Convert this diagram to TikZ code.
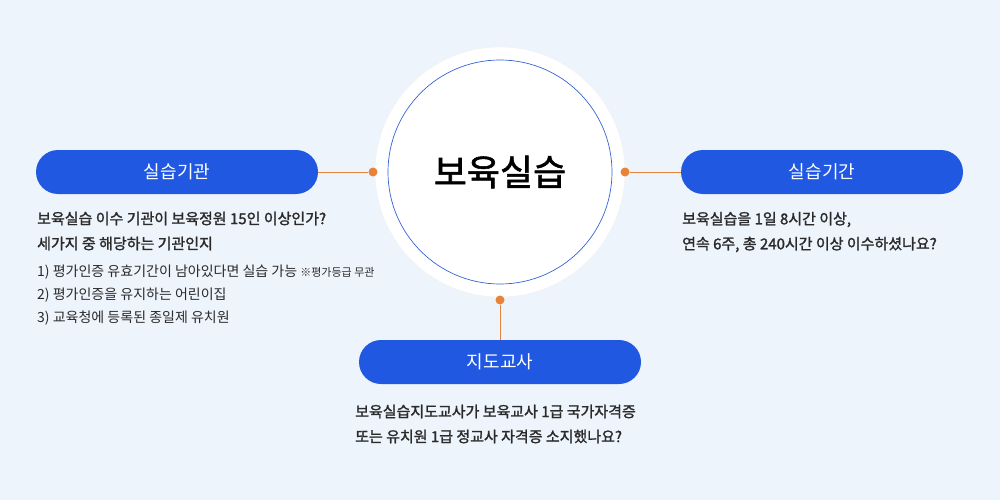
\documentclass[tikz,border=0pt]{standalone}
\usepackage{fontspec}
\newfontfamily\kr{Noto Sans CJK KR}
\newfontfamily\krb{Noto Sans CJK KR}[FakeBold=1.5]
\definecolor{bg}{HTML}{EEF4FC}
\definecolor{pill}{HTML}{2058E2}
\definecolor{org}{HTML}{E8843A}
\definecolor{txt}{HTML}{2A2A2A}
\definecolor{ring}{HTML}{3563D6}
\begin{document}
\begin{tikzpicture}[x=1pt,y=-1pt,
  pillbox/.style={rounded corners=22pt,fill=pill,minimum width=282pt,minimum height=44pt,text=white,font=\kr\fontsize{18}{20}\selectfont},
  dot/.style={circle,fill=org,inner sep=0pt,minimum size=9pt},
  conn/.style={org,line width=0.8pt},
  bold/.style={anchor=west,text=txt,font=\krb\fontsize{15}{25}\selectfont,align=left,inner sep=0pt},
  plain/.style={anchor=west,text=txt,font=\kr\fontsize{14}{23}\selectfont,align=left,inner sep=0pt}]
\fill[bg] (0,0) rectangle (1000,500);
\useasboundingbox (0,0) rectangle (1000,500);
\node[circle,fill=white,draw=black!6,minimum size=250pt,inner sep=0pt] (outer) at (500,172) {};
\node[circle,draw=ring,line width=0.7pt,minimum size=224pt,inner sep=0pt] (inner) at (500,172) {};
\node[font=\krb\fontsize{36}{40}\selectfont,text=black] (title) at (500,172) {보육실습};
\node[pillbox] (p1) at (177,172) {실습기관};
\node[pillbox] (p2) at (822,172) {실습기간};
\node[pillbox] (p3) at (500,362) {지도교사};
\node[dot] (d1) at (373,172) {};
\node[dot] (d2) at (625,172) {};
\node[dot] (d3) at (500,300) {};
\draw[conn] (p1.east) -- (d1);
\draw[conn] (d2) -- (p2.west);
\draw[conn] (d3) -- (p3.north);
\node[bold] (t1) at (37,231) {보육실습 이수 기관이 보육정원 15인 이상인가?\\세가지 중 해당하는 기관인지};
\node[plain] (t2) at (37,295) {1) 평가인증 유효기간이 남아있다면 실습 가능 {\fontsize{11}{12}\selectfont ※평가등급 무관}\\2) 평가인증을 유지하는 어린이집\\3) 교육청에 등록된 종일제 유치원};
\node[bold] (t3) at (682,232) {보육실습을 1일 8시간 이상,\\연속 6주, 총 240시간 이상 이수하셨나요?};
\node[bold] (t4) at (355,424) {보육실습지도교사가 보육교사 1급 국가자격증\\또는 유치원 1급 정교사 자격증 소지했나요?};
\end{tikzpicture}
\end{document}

----

• **EXERCISE AIM**
Keep the pictures out of the copy and write out the data exactly as it stands.

• **RESPONSE TO THE EXERCISE**
Convert this diagram to TikZ code.
\documentclass[tikz,border=0pt]{standalone}
\usepackage{fontspec}
\newfontfamily\kr{Noto Sans CJK KR}
\newfontfamily\krb{Noto Sans CJK KR}[FakeBold=1.5]
\definecolor{bg}{HTML}{EEF4FC}
\definecolor{pill}{HTML}{2058E2}
\definecolor{org}{HTML}{E8843A}
\definecolor{txt}{HTML}{2A2A2A}
\definecolor{ring}{HTML}{3563D6}
\begin{document}
\begin{tikzpicture}[x=1pt,y=-1pt,
  pillbox/.style={rounded corners=22pt,fill=pill,minimum width=282pt,minimum height=44pt,text=white,font=\kr\fontsize{18}{20}\selectfont},
  dot/.style={circle,fill=org,inner sep=0pt,minimum size=9pt},
  conn/.style={org,line width=0.8pt},
  bold/.style={anchor=west,text=txt,font=\krb\fontsize{15}{25}\selectfont,align=left,inner sep=0pt},
  plain/.style={anchor=west,text=txt,font=\kr\fontsize{14}{23}\selectfont,align=left,inner sep=0pt}]
\fill[bg] (0,0) rectangle (1000,500);
\useasboundingbox (0,0) rectangle (1000,500);
\node[circle,fill=white,draw=black!6,minimum size=250pt,inner sep=0pt] (outer) at (500,172) {};
\node[circle,draw=ring,line width=0.7pt,minimum size=224pt,inner sep=0pt] (inner) at (500,172) {};
\node[font=\krb\fontsize{36}{40}\selectfont,text=black] (title) at (500,172) {보육실습};
\node[pillbox] (p1) at (177,172) {실습기관};
\node[pillbox] (p2) at (822,172) {실습기간};
\node[pillbox] (p3) at (500,362) {지도교사};
\node[dot] (d1) at (373,172) {};
\node[dot] (d2) at (625,172) {};
\node[dot] (d3) at (500,300) {};
\draw[conn] (p1.east) -- (d1);
\draw[conn] (d2) -- (p2.west);
\draw[conn] (d3) -- (p3.north);
\node[bold] (t1) at (37,231) {보육실습 이수 기관이 보육정원 15인 이상인가?\\세가지 중 해당하는 기관인지};
\node[plain] (t2) at (37,295) {1) 평가인증 유효기간이 남아있다면 실습 가능 {\fontsize{11}{12}\selectfont ※평가등급 무관}\\2) 평가인증을 유지하는 어린이집\\3) 교육청에 등록된 종일제 유치원};
\node[bold] (t3) at (682,232) {보육실습을 1일 8시간 이상,\\연속 6주, 총 240시간 이상 이수하셨나요?};
\node[bold] (t4) at (355,424) {보육실습지도교사가 보육교사 1급 국가자격증\\또는 유치원 1급 정교사 자격증 소지했나요?};
\end{tikzpicture}
\end{document}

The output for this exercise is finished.